PROMPT:
Transcribe all of the data exactly. Omit the pictures.

* START *

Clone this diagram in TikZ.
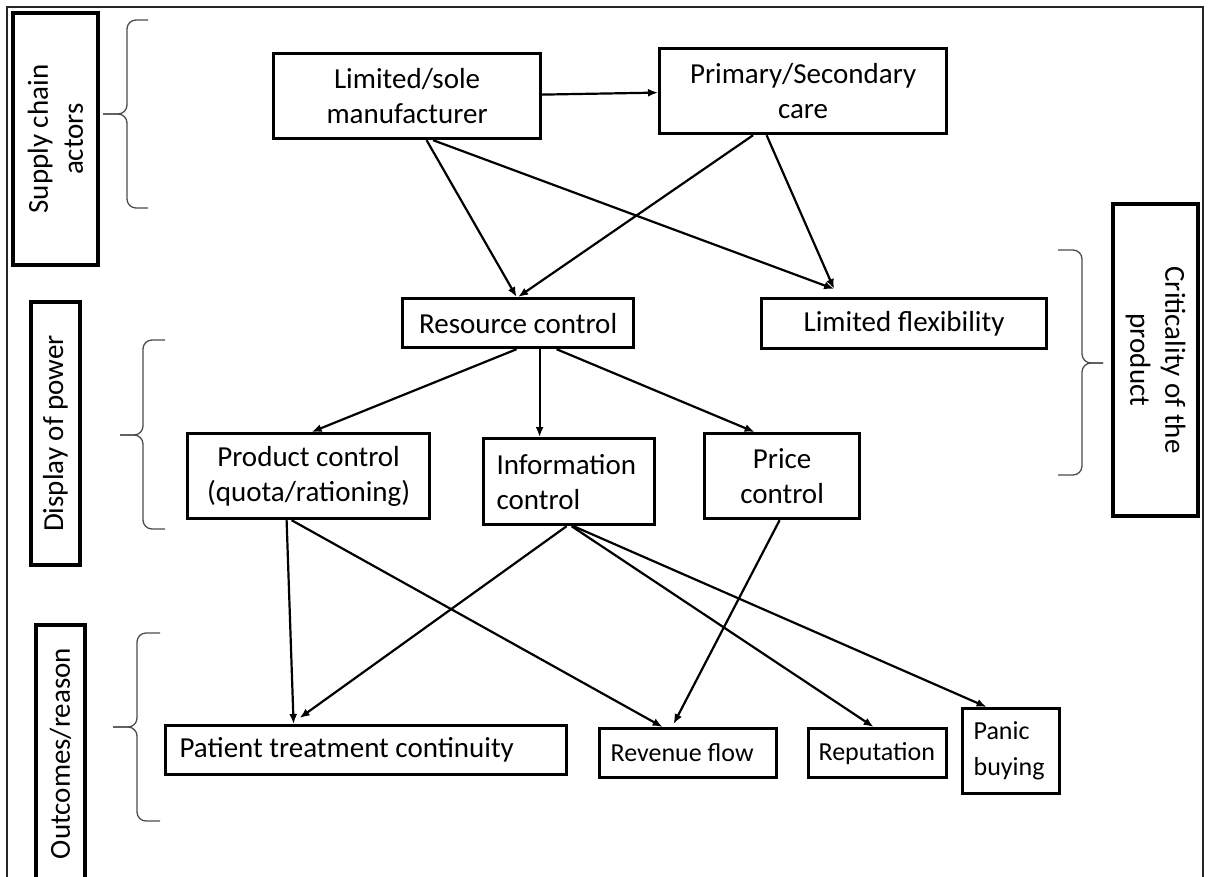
\documentclass[tikz,border=0pt]{standalone}
\usepackage{fontspec}
\setmainfont{Carlito}
\usetikzlibrary{arrows.meta}

\begin{document}
\begin{tikzpicture}[
      x=1pt, y=-1pt,
      box/.style={
        rectangle,
        draw=black,
        line width=3.2pt,
        inner sep=0pt,
        align=center,
        anchor=north west,
        font=\fontsize{29}{35}\selectfont
      },
      lbox/.style={box, align=flush left, inner xsep=11pt},
      sbox/.style={lbox, font=\fontsize{26}{36}\selectfont},
      side/.style={box, anchor=center},
      link/.style={-{Latex[length=10pt,width=8pt]}, line width=2.2pt},
      curly/.style={line width=1.3pt, black!70, rounded corners=9pt}
    ]

    \useasboundingbox (0,0) rectangle (1208,876);
    \draw [line width=2pt, black!85] (7,880) -- (7,7) -- (1203,7) -- (1203,880);

    % side labels
    \node [side, rotate=90, minimum width=252pt, minimum height=85pt] (sca) at (55.5,139) {Supply chain\\actors};
    \node [side, rotate=90, minimum width=263pt, minimum height=49pt] (dop) at (55.5,433.5) {Display of power};
    \node [side, rotate=90, minimum width=257pt, minimum height=49pt] (outc) at (60.5,753.5) {Outcomes/reason};
    \node [side, rotate=-90, minimum width=312pt, minimum height=85pt] (crit) at (1155.5,360) {Criticality of the\\product};

    \draw [curly] (148,20) -- (127,20) -- (127,114) -- (103,114);
    \draw [curly] (148,208) -- (127,208) -- (127,114) -- (103,114);
    \draw [curly] (165,340) -- (143,340) -- (143,435) -- (120,435);
    \draw [curly] (165,529) -- (143,529) -- (143,435) -- (120,435);
    \draw [curly] (160,633) -- (137,633) -- (137,727) -- (113,727);
    \draw [curly] (160,821) -- (137,821) -- (137,727) -- (113,727);
    \draw [curly] (1058,250) -- (1082,250) -- (1082,363) -- (1103,363);
    \draw [curly] (1058,475) -- (1082,475) -- (1082,363) -- (1103,363);

    % boxes
    \node [box, minimum width=267pt, minimum height=85pt] (lsm) at (272,52) {Limited/sole\\manufacturer};
    \node [box, minimum width=287pt, minimum height=85pt] (psc) at (658,47) {Primary/Secondary\\care};
    \node [box, minimum width=231pt, minimum height=49pt] (rc) at (401,297) {Resource control};
    \node [box, minimum width=285pt, minimum height=50pt] (lf) at (760,297) {Limited flexibility};
    \node [box, minimum width=242pt, minimum height=85pt] (pc) at (186,432) {Product control\\(quota/rationing)};
    \node [lbox, text width=145pt, inner xsep=13pt, minimum height=86pt] (ic) at (482,437) {Information\\control};
    \node [box, minimum width=155pt, minimum height=85pt] (prc) at (703,432) {Price\\control};
    \node [lbox, text width=373pt, inner xsep=14pt, minimum height=49pt] (ptc) at (164,724) {Patient treatment continuity};
    \node [sbox, text width=155pt, minimum height=49pt] (rf) at (598,727) {Revenue flow};
    \node [sbox, text width=118pt, inner xsep=10pt, minimum height=49pt] (rep) at (807,727) {Reputation};
    \node [sbox, text width=75pt, minimum height=85pt] (pb) at (961,707) {Panic\\buying};

    % arrows
    \draw [link] ([yshift=1.5pt]lsm.east) -- ([yshift=-1.5pt]psc.west);
    \draw [link] ([xshift=19.5pt]lsm.south) -- ([xshift=-1.5pt]rc.north);
    \draw [link] ([xshift=-50pt]psc.south) -- ([xshift=0pt]rc.north);
    \draw [link] ([xshift=26pt]lsm.south) -- ([xshift=-70pt,yshift=8pt]lf.north);
    \draw [link] ([xshift=-36.5pt]psc.south) -- ([xshift=-70pt,yshift=8pt]lf.north);
    \draw [link] ([xshift=-1.5pt]rc.south) -- ([xshift=3pt]pc.north);
    \draw [link] ([xshift=21.5pt]rc.south) -- ([xshift=-29.5pt]ic.north);
    \draw [link] ([xshift=38.5pt]rc.south) -- ([xshift=-27.5pt]prc.north);
    \draw [link] ([xshift=-22pt]pc.south) -- ([xshift=-72.5pt]ptc.north);
    \draw [link] ([xshift=-17pt]pc.south) -- ([xshift=-25.5pt]rf.north);
    \draw [link] ([xshift=-2.5pt]ic.south) -- ([xshift=-66.5pt,yshift=6pt]ptc.north);
    \draw [link] ([xshift=2.5pt]ic.south) -- ([xshift=-4pt]rep.north);
    \draw [link] ([xshift=4.5pt]ic.south) -- ([xshift=-24.5pt]pb.north);
    \draw [link] ([xshift=-2.5pt]prc.south) -- ([xshift=-14.5pt,yshift=3pt]rf.north);

\end{tikzpicture}
\end{document}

* END *

OUTPUT OF THE EXERCISE:
Clone this diagram in TikZ.
\documentclass[tikz,border=0pt]{standalone}
\usepackage{fontspec}
\setmainfont{Carlito}
\usetikzlibrary{arrows.meta}

\begin{document}
\begin{tikzpicture}[
      x=1pt, y=-1pt,
      box/.style={
        rectangle,
        draw=black,
        line width=3.2pt,
        inner sep=0pt,
        align=center,
        anchor=north west,
        font=\fontsize{29}{35}\selectfont
      },
      lbox/.style={box, align=flush left, inner xsep=11pt},
      sbox/.style={lbox, font=\fontsize{26}{36}\selectfont},
      side/.style={box, anchor=center},
      link/.style={-{Latex[length=10pt,width=8pt]}, line width=2.2pt},
      curly/.style={line width=1.3pt, black!70, rounded corners=9pt}
    ]

    \useasboundingbox (0,0) rectangle (1208,876);
    \draw [line width=2pt, black!85] (7,880) -- (7,7) -- (1203,7) -- (1203,880);

    % side labels
    \node [side, rotate=90, minimum width=252pt, minimum height=85pt] (sca) at (55.5,139) {Supply chain\\actors};
    \node [side, rotate=90, minimum width=263pt, minimum height=49pt] (dop) at (55.5,433.5) {Display of power};
    \node [side, rotate=90, minimum width=257pt, minimum height=49pt] (outc) at (60.5,753.5) {Outcomes/reason};
    \node [side, rotate=-90, minimum width=312pt, minimum height=85pt] (crit) at (1155.5,360) {Criticality of the\\product};

    \draw [curly] (148,20) -- (127,20) -- (127,114) -- (103,114);
    \draw [curly] (148,208) -- (127,208) -- (127,114) -- (103,114);
    \draw [curly] (165,340) -- (143,340) -- (143,435) -- (120,435);
    \draw [curly] (165,529) -- (143,529) -- (143,435) -- (120,435);
    \draw [curly] (160,633) -- (137,633) -- (137,727) -- (113,727);
    \draw [curly] (160,821) -- (137,821) -- (137,727) -- (113,727);
    \draw [curly] (1058,250) -- (1082,250) -- (1082,363) -- (1103,363);
    \draw [curly] (1058,475) -- (1082,475) -- (1082,363) -- (1103,363);

    % boxes
    \node [box, minimum width=267pt, minimum height=85pt] (lsm) at (272,52) {Limited/sole\\manufacturer};
    \node [box, minimum width=287pt, minimum height=85pt] (psc) at (658,47) {Primary/Secondary\\care};
    \node [box, minimum width=231pt, minimum height=49pt] (rc) at (401,297) {Resource control};
    \node [box, minimum width=285pt, minimum height=50pt] (lf) at (760,297) {Limited flexibility};
    \node [box, minimum width=242pt, minimum height=85pt] (pc) at (186,432) {Product control\\(quota/rationing)};
    \node [lbox, text width=145pt, inner xsep=13pt, minimum height=86pt] (ic) at (482,437) {Information\\control};
    \node [box, minimum width=155pt, minimum height=85pt] (prc) at (703,432) {Price\\control};
    \node [lbox, text width=373pt, inner xsep=14pt, minimum height=49pt] (ptc) at (164,724) {Patient treatment continuity};
    \node [sbox, text width=155pt, minimum height=49pt] (rf) at (598,727) {Revenue flow};
    \node [sbox, text width=118pt, inner xsep=10pt, minimum height=49pt] (rep) at (807,727) {Reputation};
    \node [sbox, text width=75pt, minimum height=85pt] (pb) at (961,707) {Panic\\buying};

    % arrows
    \draw [link] ([yshift=1.5pt]lsm.east) -- ([yshift=-1.5pt]psc.west);
    \draw [link] ([xshift=19.5pt]lsm.south) -- ([xshift=-1.5pt]rc.north);
    \draw [link] ([xshift=-50pt]psc.south) -- ([xshift=0pt]rc.north);
    \draw [link] ([xshift=26pt]lsm.south) -- ([xshift=-70pt,yshift=8pt]lf.north);
    \draw [link] ([xshift=-36.5pt]psc.south) -- ([xshift=-70pt,yshift=8pt]lf.north);
    \draw [link] ([xshift=-1.5pt]rc.south) -- ([xshift=3pt]pc.north);
    \draw [link] ([xshift=21.5pt]rc.south) -- ([xshift=-29.5pt]ic.north);
    \draw [link] ([xshift=38.5pt]rc.south) -- ([xshift=-27.5pt]prc.north);
    \draw [link] ([xshift=-22pt]pc.south) -- ([xshift=-72.5pt]ptc.north);
    \draw [link] ([xshift=-17pt]pc.south) -- ([xshift=-25.5pt]rf.north);
    \draw [link] ([xshift=-2.5pt]ic.south) -- ([xshift=-66.5pt,yshift=6pt]ptc.north);
    \draw [link] ([xshift=2.5pt]ic.south) -- ([xshift=-4pt]rep.north);
    \draw [link] ([xshift=4.5pt]ic.south) -- ([xshift=-24.5pt]pb.north);
    \draw [link] ([xshift=-2.5pt]prc.south) -- ([xshift=-14.5pt,yshift=3pt]rf.north);

\end{tikzpicture}
\end{document}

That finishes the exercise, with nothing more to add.